*GIVEN EXERCISE:* Reproduce each line of the material exactly, minus any picture.

# # #

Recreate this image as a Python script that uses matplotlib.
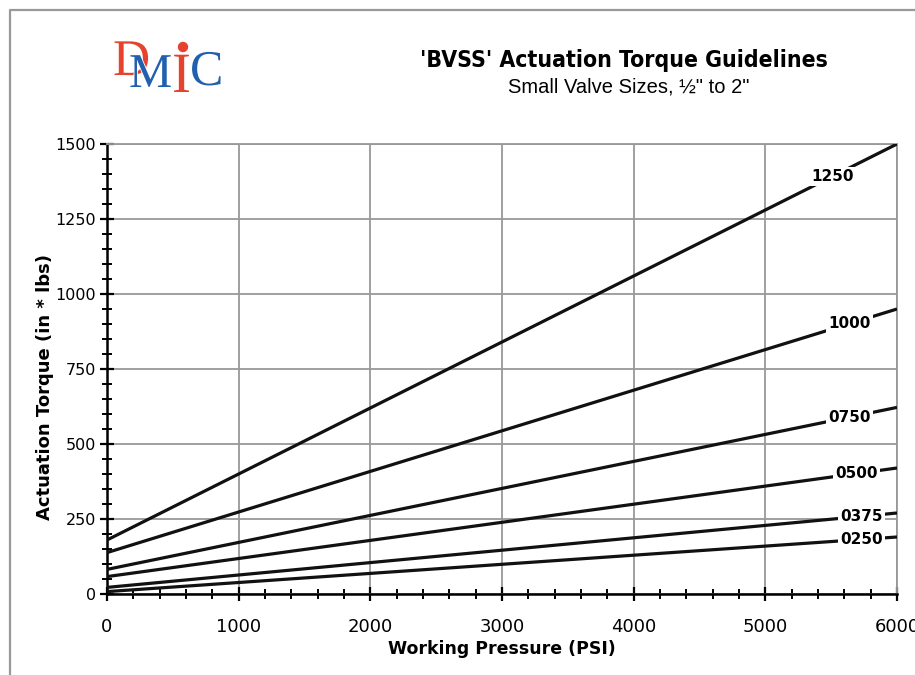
"""BVSS actuation torque guideline chart, small valve sizes."""

import matplotlib.pyplot as plt
import matplotlib.patheffects as pe
from matplotlib.lines import Line2D
from matplotlib.patches import Circle
from matplotlib.transforms import IdentityTransform
from matplotlib.ticker import MultipleLocator

PRESSURE = [0, 6000]
SIZES = ["1250", "1000", "0750", "0500", "0375", "0250"]
TORQUE = {
    "1250": [180, 1500],
    "1000": [138, 950],
    "0750": [82, 622],
    "0500": [58, 420],
    "0375": [22, 270],
    "0250": [8, 190],
}
# x position (PSI) where each curve carries its label
LABEL_AT = {"1250": 5510, "1000": 5640, "0750": 5640, "0500": 5690, "0375": 5730, "0250": 5730}

GRID_COLOR = "#999999"
RED = "#E6432E"
BLUE = "#2160AE"

W, H = 915, 675


def logo_text(fig, x, y, char, size, color):
    # x, y in pixels from the top-left corner, y is the baseline
    fig.text(x / W, 1 - y / H, char, color=color, fontsize=size, family="Liberation Serif",
             va="baseline", path_effects=[pe.withStroke(linewidth=1.2, foreground="white")])


def main():
    fig = plt.figure(figsize=(W / 100, H / 100), dpi=100)
    ax = fig.add_axes([107 / W, 81 / H, 790 / W, 450 / H])

    for size in SIZES:
        ax.plot(PRESSURE, TORQUE[size], color="#111111", lw=2.3, solid_capstyle="butt", zorder=3)
        x = LABEL_AT[size]
        y0, y1 = TORQUE[size]
        y = y0 + (y1 - y0) * x / PRESSURE[-1]
        ax.text(x, y, size, ha="center", va="center", fontsize=11, fontweight="bold",
                family="DejaVu Sans", zorder=4,
                bbox=dict(facecolor="white", edgecolor="none", pad=1.5))

    ax.set_xlim(0, 6000)
    ax.set_ylim(0, 1500)
    ax.xaxis.set_major_locator(MultipleLocator(1000))
    ax.xaxis.set_minor_locator(MultipleLocator(200))
    ax.yaxis.set_major_locator(MultipleLocator(250))
    ax.yaxis.set_minor_locator(MultipleLocator(50))
    ax.grid(which="major", color=GRID_COLOR, lw=1.3)
    ax.set_axisbelow(True)

    for side in ("top", "right"):
        ax.spines[side].set_color(GRID_COLOR)
        ax.spines[side].set_linewidth(1.3)
    for side in ("left", "bottom"):
        ax.spines[side].set_color("black")
        ax.spines[side].set_linewidth(1.8)

    ax.tick_params(which="major", direction="inout", length=10, width=1.6, color="black")
    ax.tick_params(which="minor", direction="inout", length=7, width=1.4, color="black")
    ax.tick_params(axis="x", pad=12, labelsize=13)
    ax.tick_params(axis="y", pad=3, labelsize=11.5)

    ax.set_xlabel("Working Pressure (PSI)", fontsize=12.5, fontweight="bold",
                  family="DejaVu Sans", labelpad=3)
    ax.set_ylabel("Actuation Torque (in * lbs)", fontsize=13, fontweight="bold",
                  family="DejaVu Sans")
    ax.yaxis.set_label_coords(-0.067, 0.46)

    # titles
    fig.text(624 / W, 1 - 60 / H, "'BVSS' Actuation Torque Guidelines", ha="center", va="center",
             fontsize=16.5, fontweight="bold", family="DejaVu Sans", fontstretch="condensed")
    fig.text(629 / W, 1 - 87 / H, 'Small Valve Sizes, ½" to 2"', ha="center", va="center",
             fontsize=14.5, family="Liberation Sans")

    # DMIC logo
    logo_text(fig, 113, 75, "D", 37, RED)
    logo_text(fig, 129, 87, "M", 35, BLUE)
    logo_text(fig, 172, 92, "I", 41, RED)
    fig.add_artist(Circle((183, H - 47), 4.5, color=RED, transform=IdentityTransform()))
    logo_text(fig, 190, 85, "C", 36, BLUE)

    # page border
    fig.add_artist(Line2D([10 / W, 10 / W, 1], [0, 1 - 10 / H, 1 - 10 / H],
                          color="#999999", lw=1.6, transform=fig.transFigure))

    fig.savefig("out.png", dpi=100)


if __name__ == "__main__":
    main()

# # #

*THE COMPLETED TASK:*
Recreate this image as a Python script that uses matplotlib.
"""BVSS actuation torque guideline chart, small valve sizes."""

import matplotlib.pyplot as plt
import matplotlib.patheffects as pe
from matplotlib.lines import Line2D
from matplotlib.patches import Circle
from matplotlib.transforms import IdentityTransform
from matplotlib.ticker import MultipleLocator

PRESSURE = [0, 6000]
SIZES = ["1250", "1000", "0750", "0500", "0375", "0250"]
TORQUE = {
    "1250": [180, 1500],
    "1000": [138, 950],
    "0750": [82, 622],
    "0500": [58, 420],
    "0375": [22, 270],
    "0250": [8, 190],
}
# x position (PSI) where each curve carries its label
LABEL_AT = {"1250": 5510, "1000": 5640, "0750": 5640, "0500": 5690, "0375": 5730, "0250": 5730}

GRID_COLOR = "#999999"
RED = "#E6432E"
BLUE = "#2160AE"

W, H = 915, 675


def logo_text(fig, x, y, char, size, color):
    # x, y in pixels from the top-left corner, y is the baseline
    fig.text(x / W, 1 - y / H, char, color=color, fontsize=size, family="Liberation Serif",
             va="baseline", path_effects=[pe.withStroke(linewidth=1.2, foreground="white")])


def main():
    fig = plt.figure(figsize=(W / 100, H / 100), dpi=100)
    ax = fig.add_axes([107 / W, 81 / H, 790 / W, 450 / H])

    for size in SIZES:
        ax.plot(PRESSURE, TORQUE[size], color="#111111", lw=2.3, solid_capstyle="butt", zorder=3)
        x = LABEL_AT[size]
        y0, y1 = TORQUE[size]
        y = y0 + (y1 - y0) * x / PRESSURE[-1]
        ax.text(x, y, size, ha="center", va="center", fontsize=11, fontweight="bold",
                family="DejaVu Sans", zorder=4,
                bbox=dict(facecolor="white", edgecolor="none", pad=1.5))

    ax.set_xlim(0, 6000)
    ax.set_ylim(0, 1500)
    ax.xaxis.set_major_locator(MultipleLocator(1000))
    ax.xaxis.set_minor_locator(MultipleLocator(200))
    ax.yaxis.set_major_locator(MultipleLocator(250))
    ax.yaxis.set_minor_locator(MultipleLocator(50))
    ax.grid(which="major", color=GRID_COLOR, lw=1.3)
    ax.set_axisbelow(True)

    for side in ("top", "right"):
        ax.spines[side].set_color(GRID_COLOR)
        ax.spines[side].set_linewidth(1.3)
    for side in ("left", "bottom"):
        ax.spines[side].set_color("black")
        ax.spines[side].set_linewidth(1.8)

    ax.tick_params(which="major", direction="inout", length=10, width=1.6, color="black")
    ax.tick_params(which="minor", direction="inout", length=7, width=1.4, color="black")
    ax.tick_params(axis="x", pad=12, labelsize=13)
    ax.tick_params(axis="y", pad=3, labelsize=11.5)

    ax.set_xlabel("Working Pressure (PSI)", fontsize=12.5, fontweight="bold",
                  family="DejaVu Sans", labelpad=3)
    ax.set_ylabel("Actuation Torque (in * lbs)", fontsize=13, fontweight="bold",
                  family="DejaVu Sans")
    ax.yaxis.set_label_coords(-0.067, 0.46)

    # titles
    fig.text(624 / W, 1 - 60 / H, "'BVSS' Actuation Torque Guidelines", ha="center", va="center",
             fontsize=16.5, fontweight="bold", family="DejaVu Sans", fontstretch="condensed")
    fig.text(629 / W, 1 - 87 / H, 'Small Valve Sizes, ½" to 2"', ha="center", va="center",
             fontsize=14.5, family="Liberation Sans")

    # DMIC logo
    logo_text(fig, 113, 75, "D", 37, RED)
    logo_text(fig, 129, 87, "M", 35, BLUE)
    logo_text(fig, 172, 92, "I", 41, RED)
    fig.add_artist(Circle((183, H - 47), 4.5, color=RED, transform=IdentityTransform()))
    logo_text(fig, 190, 85, "C", 36, BLUE)

    # page border
    fig.add_artist(Line2D([10 / W, 10 / W, 1], [0, 1 - 10 / H, 1 - 10 / H],
                          color="#999999", lw=1.6, transform=fig.transFigure))

    fig.savefig("out.png", dpi=100)


if __name__ == "__main__":
    main()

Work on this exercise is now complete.